В штабе конвоя и на корабле понимали, что пройти при данной ситуации ряжи и не посадить на них БТЩ будет делом почти невыполнимым. Знали о минах и понимали, что нет гарантии в том, что, если БТЩ не подорвется на них, этого не случится с баржей. А нам надо было и самим выйти, и СБ-3 вывести. Минуты бежали. Их оставалось до рассвета совсем немного. Я ходил по мостику и думал. Решение нашлось неожиданно: я стукнулся о тумбу сигнального прожектора, ругнулся и…
— Константин Матвеевич, — обратился я к командиру Т-217 Буздину, стоявшему рядом, у штурманского столика, — ты знаешь, как полезно иной раз стукнуться обо что-либо?
— Но лучше не надо, — улыбнулся Буздин в ответ.
— Вопрос — обо что стукнуться. Взять, например, прожектор. Они же установлены не только у тебя на мостике, но и в Лисьем Носу, в ПВО. Как ты полагаешь, если они начнут светить, туман пробьют?
— Обязательно, но только если луч направить вверх!
— Правильно! По ним возьмем пеленги и найдем проход. Что может быть проще?
Через минуту на мостике уже был шифровальщик, а через 20–30 минут мы увидели, как из туманной мглы на норде в небо уперлись два световых столба. Вскоре Т-217, успешно протиснувшись сквозь находившуюся в нескольких кабельтовых от места, с которого мы начали поиск, щель в ряжах, подходил к СБ-3. Взять баржу на буксир было делом не слишком сложным, даже во льдах, и вскоре мы уже выскочили из этой ловушки, благополучно миновав и мины. Но с тех самых пор, вспоминая операцию по переброске войск, я считаю, что из всех конвоев во льдах Невской губы той поры этот оказался самым, наверное, трудным.
Ф. РУТКОВСКИЙ,
капитан-лейтенант, командир сетевого заградителя «Онега»
Танки на палубе
К декабрю 1943 года я прослужил на сетевом заградителе «Онега» почти полгода: меня назначили на корабль вскоре после того, как был тяжело ранен капитан-лейтенант Сапунов. Из последнего похода на Лавенсари мы вернулись во второй половине декабря, пробиваясь от Толбухина маяка через молодой, но довольно крепкий ледок. Ошвартовались к Усть-Рогатке, к ее западному молу. Нам дали до Нового года отдых, а там предстояло заняться ремонтом. Но с отдыхом не получилось: уже через двое суток мы и сетевой заградитель «Вятка» стояли у причалов Морского завода. Зачем это делалось, нам объяснил комдив — капитан 3-го ранга Безукладников: предстояли перевозки боевой техники, к ним надо соответственно подготовить корабли.
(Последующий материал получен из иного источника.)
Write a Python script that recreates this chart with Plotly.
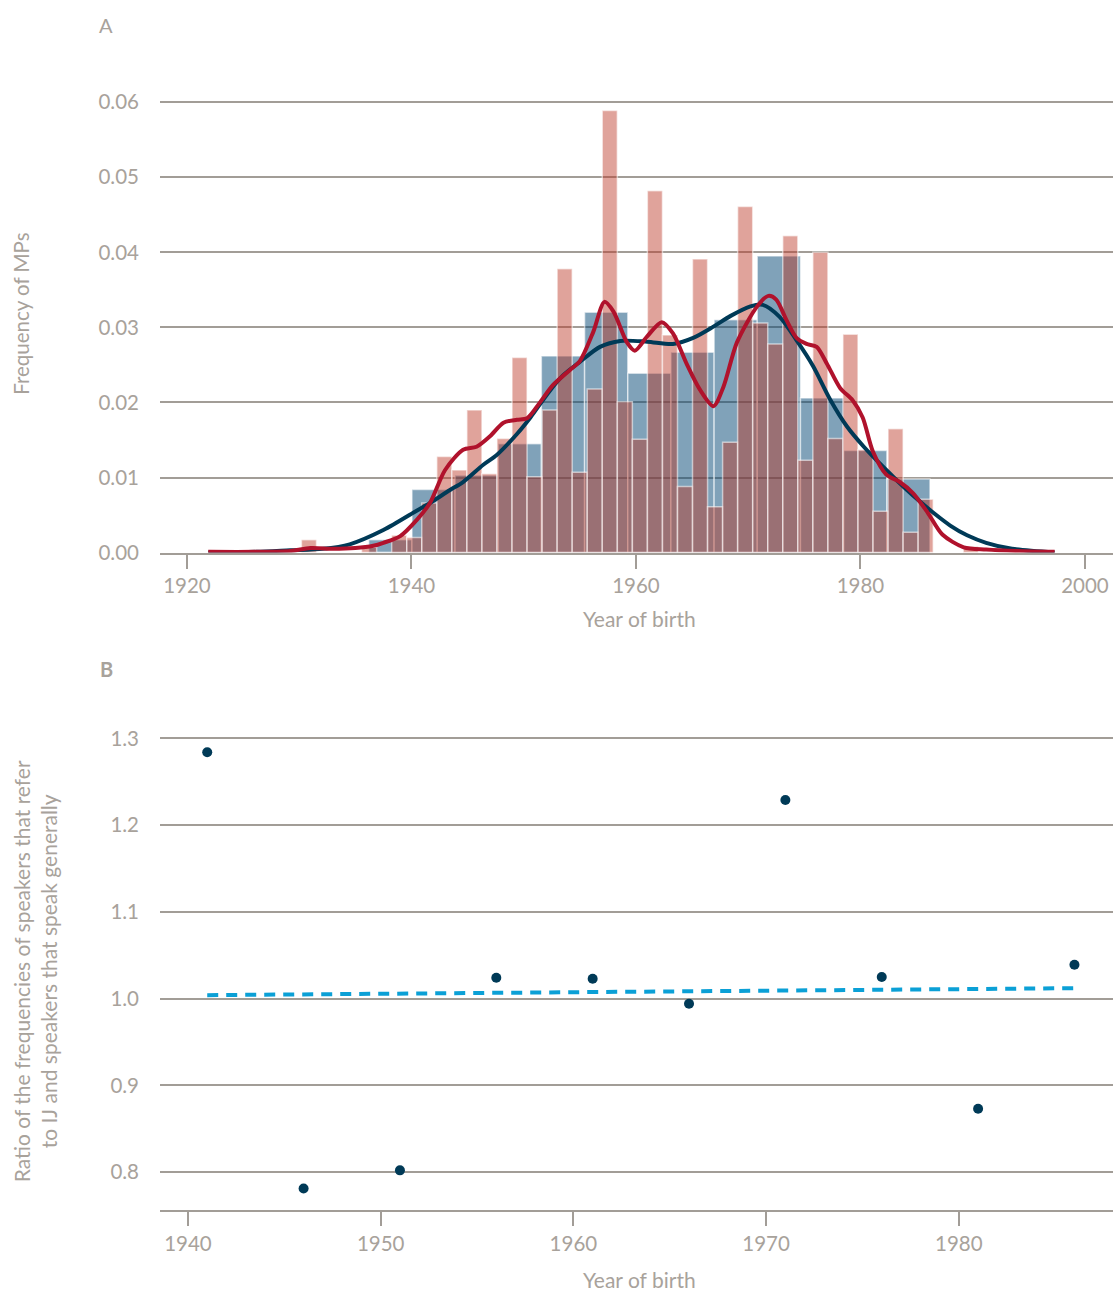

И вот в трюмах закипела работа: рабочие ставят дополнительные крепления, приваривают их вглухую к палубе и подволоку. Мой новый помощник, суровый Иван Самофалов, ворчит по этому поводу:
— Делают, строят! А как мы тут потом с сетями развернемся?
В нем все еще говорит командир боевой части, каковым он на «Онеге» служил до недавнего времени.
Но сколько ни ворчал помощник, приказ исполнялся: делали подкрепления в трюмах; на палубе, перекрывая минные рельсы, сооружали пастил из толстых деревянных брусьев. Для чего все это, нам не объяснили, однако чувствовалось — снова запахло боями. Работы у нас закончили быстро, и тут же мы с командиром «Вятки» Кудряшевым получили приказ идти в Лисий Нос, грузить технику, — было это не просто: с каждым днем все больше намерзал лед на заливе, и мы высказывали свои сомнения командованию. Нам ответили, что это забота не наша, а со льдом есть кому бороться.
…Ошвартовались. Через десяток минут к нашему борту встала «Вятка». Меня на мостике уже не было: прибежал молодой лейтенант, его я видел впервые, и доложил, что член Военного совета флота генерал-майор Вербицкий вызывает командира «Онеги» в его же, командирскую, каюту. Спустился с мостика — в моей каюте было полно народу, и почти все — незнакомые офицеры. Представился генералу, доложил, что корабль к перевозкам техники готов.
— А какой техники, знаешь, командир?
— Никак нет!
— Техника вот какая: на палубу примешь четыре тапка Т-34, поставишь их от надстройки до ростр. А на ют — четыре пушки полковой артиллерии.